The generate_exec_code
generates code that emulates the FSM execution by updating cs
(current state) while reading bytes from data
. You don't need to care about the details of generated code because it is often too complicated to read for human. In short, the generated code tries to read as many bytes as possible from data
and stops when it reaches p_end
or when it fails transition.
julia> Automa.generate_exec_code(context, machine, actions)

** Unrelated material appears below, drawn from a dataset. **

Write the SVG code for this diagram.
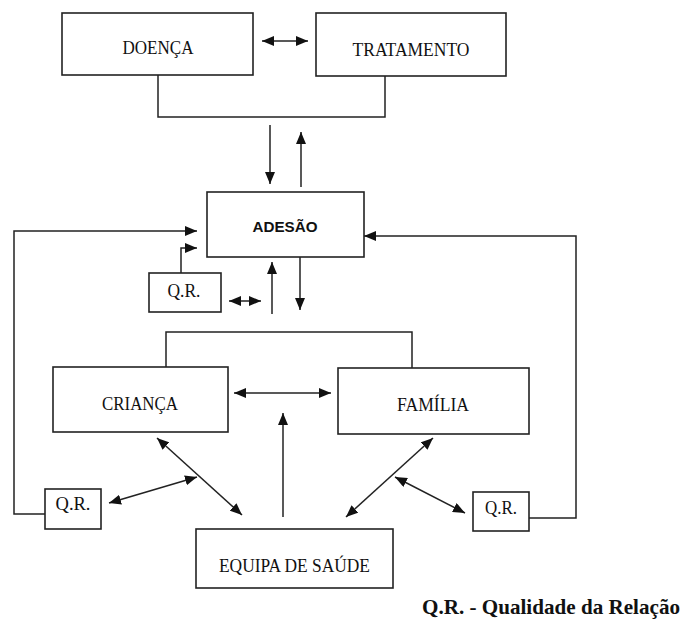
<svg xmlns="http://www.w3.org/2000/svg" width="683" height="622" viewBox="0 0 683 622">
<style>
.box{fill:#fff;stroke:#222;stroke-width:1.6}
.t{font-family:"Liberation Serif","Times New Roman",serif;font-size:18px;fill:#111;text-anchor:middle}
.tb{font-family:"Liberation Sans",Arial,sans-serif;font-size:15px;font-weight:bold;fill:#111;text-anchor:middle}
.lg{font-family:"Liberation Serif","Times New Roman",serif;font-size:21px;font-weight:bold;fill:#111}
.c{fill:none;stroke:#222;stroke-width:1.5}
.a{marker-end:url(#ah)}
.d{marker-start:url(#ah);marker-end:url(#ah)}
</style>
<defs>
<marker id="ah" markerUnits="userSpaceOnUse" markerWidth="12" markerHeight="10" refX="12" refY="5" orient="auto-start-reverse">
<path d="M0,0 L12,5 L0,10 z" fill="#111"/>
</marker>
</defs>
<rect width="683" height="622" fill="#fff"/>
<g id="connectors">
<line class="c d" x1="262" y1="41" x2="308" y2="41"/>
<polyline class="c" points="158,75 158,117 385,117 385,76"/>
<line class="c a" x1="270" y1="125" x2="270" y2="184"/>
<line class="c a" x1="301" y1="187" x2="301" y2="132"/>
<polyline class="c a" points="45,514 14,514 14,231 197,231"/>
<polyline class="c a" points="181,273 181,248 197,248"/>
<polyline class="c a" points="529,518 576,518 576,236 364,236"/>
<line class="c d" x1="229" y1="301" x2="261" y2="301"/>
<line class="c a" x1="272" y1="314" x2="272" y2="262"/>
<line class="c a" x1="300" y1="257" x2="300" y2="310"/>
<polyline class="c" points="166,367 166,332 412,332 412,368"/>
<line class="c d" x1="234" y1="393" x2="331" y2="393"/>
<line class="c a" x1="283" y1="517" x2="283" y2="413"/>
<line class="c d" x1="157" y1="438" x2="242" y2="515"/>
<line class="c d" x1="109" y1="503" x2="197" y2="477"/>
<line class="c d" x1="433" y1="438" x2="346" y2="517"/>
<line class="c d" x1="395" y1="477" x2="465" y2="513"/>
</g>
<g id="doenca">
<rect class="box" x="62" y="13" width="191" height="62"/>
<text class="t" x="158" y="54" textLength="71" lengthAdjust="spacingAndGlyphs">DOENÇA</text>
</g>
<g id="tratamento">
<rect class="box" x="316" y="13" width="190" height="63"/>
<text class="t" x="411" y="56" textLength="117" lengthAdjust="spacingAndGlyphs">TRATAMENTO</text>
</g>
<g id="adesao">
<rect class="box" x="207" y="192" width="157" height="65"/>
<text class="tb" x="285" y="232" textLength="65" lengthAdjust="spacingAndGlyphs">ADESÃO</text>
</g>
<g id="qr-top">
<rect class="box" x="149" y="273" width="72" height="39"/>
<text class="t" x="184" y="297" textLength="33" lengthAdjust="spacingAndGlyphs">Q.R.</text>
</g>
<g id="crianca">
<rect class="box" x="53" y="367" width="175" height="65"/>
<text class="t" x="140" y="410" textLength="76" lengthAdjust="spacingAndGlyphs">CRIANÇA</text>
</g>
<g id="familia">
<rect class="box" x="338" y="368" width="191" height="66"/>
<text class="t" x="433" y="411" textLength="72" lengthAdjust="spacingAndGlyphs">FAMÍLIA</text>
</g>
<g id="qr-left">
<rect class="box" x="45" y="489" width="56" height="40"/>
<text class="t" x="73" y="510" textLength="35" lengthAdjust="spacingAndGlyphs">Q.R.</text>
</g>
<g id="qr-right">
<rect class="box" x="473" y="492" width="56" height="39"/>
<text class="t" x="501" y="514" textLength="32" lengthAdjust="spacingAndGlyphs">Q.R.</text>
</g>
<g id="equipa">
<rect class="box" x="196" y="529" width="197" height="59"/>
<text class="t" x="294.5" y="572" textLength="151" lengthAdjust="spacingAndGlyphs">EQUIPA DE SAÚDE</text>
</g>
<g id="legend">
<text class="lg" x="422" y="614" textLength="258" lengthAdjust="spacingAndGlyphs">Q.R. - Qualidade da Relação</text>
</g>
</svg>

quote # /Users/kenta/.julia/v0.6/Automa/src/codegen.jl, line 116:
##659 = (Automa.SizedMemory)(data) # /Users/kenta/.julia/v0.6/Automa/src/codegen.jl, line 117:
while p ≤ p_end && cs > 0 # /Users/kenta/.julia/v0.6/Automa/src/codegen.jl, line 118:
##660 = (getindex)(##659, p) # /Users/kenta/.julia/v0.6/Automa/src/codegen.jl, line 119:
@inbounds ##661 = ([0 0; 0 0; … ; 0 0; 0 0])[(cs - 1) << 8 + ##660 + 1] # /Users/kenta/.julia/v0.6/Automa/src/codegen.jl, line 120:
@inbounds cs = ([-1 -2; -1 -2; … ; -1 -2; -1 -2])[(cs - 1) << 8 + ##660 + 1] # /Users/kenta/.julia/v0.6/Automa/src/codegen.jl, line 121:
if ##661 == 1
count += 1
else
()
end # /Users/kenta/.julia/v0.6/Automa/src/codegen.jl, line 122:
p += 1
end # /Users/kenta/.julia/v0.6/Automa/src/codegen.jl, line 124:
if p > p_eof ≥ 0 && cs ∈ Set([2, 1]) # /Users/kenta/.julia/v0.6/Automa/src/codegen.jl, line 125:
if cs == 2
count += 1
else
if cs == 1
else
()
end
end # /Users/kenta/.julia/v0.6/Automa/src/codegen.jl, line 126:
cs = 0
else # /Users/kenta/.julia/v0.6/Automa/src/codegen.jl, line 127:
if cs < 0 # /Users/kenta/.julia/v0.6/Automa/src/codegen.jl, line 128:
p -= 1
end
end
end
After finished execution, the value stored in cs
indicates whether the execution successfully finished or not. cs == 0
means the FSM read all data and finished successfully. cs < 0
means it failed somewhere. cs > 0
means it is still in the middle of execution and needs more input data if any. The following snippet is a pseudocode of the machine execution:
# start main loop
while p ≤ p_end && cs > 0
l = {{ read a byte of `data` at position `p` }}
if {{ transferable from `cs` with `l` }}
cs = {{ next state of `cs` with `l` }}
{{ execute actions if any }}
else
cs = -cs
end
p += 1 # increment the position variable
end
if p_eof ≥ 0 && p > p_eof && cs ∈ machine.final_states
{{ execute EOF actions if any }}
cs = 0
elseif cs < 0
p -= 1 # point at the last read byte
end
Automa.jl has three kinds of code generators. The first and default one uses two lookup tables to pick up the next state and the actions for the current state and input. The second one expands these lookup tables into a series of if-else branches. The third one is based on @goto
jumps. These three code generators are named as :table
, :inline
, and :goto
, respectively. To sepcify a code generator, you can pass the code=:table|:inline|:goto
argument to Automa.generate_exec_code
. The generated code size and its runtime speed highly depends on the machine and actions. However, as a rule of thumb, the code size and the runtime speed follow this order (i.e. :table
will generates the smallest but the slowest code while :goto
will the largest but the fastest). Also, specifying check=false
turns off bounds checking while executing and often improves the runtime performance slightly.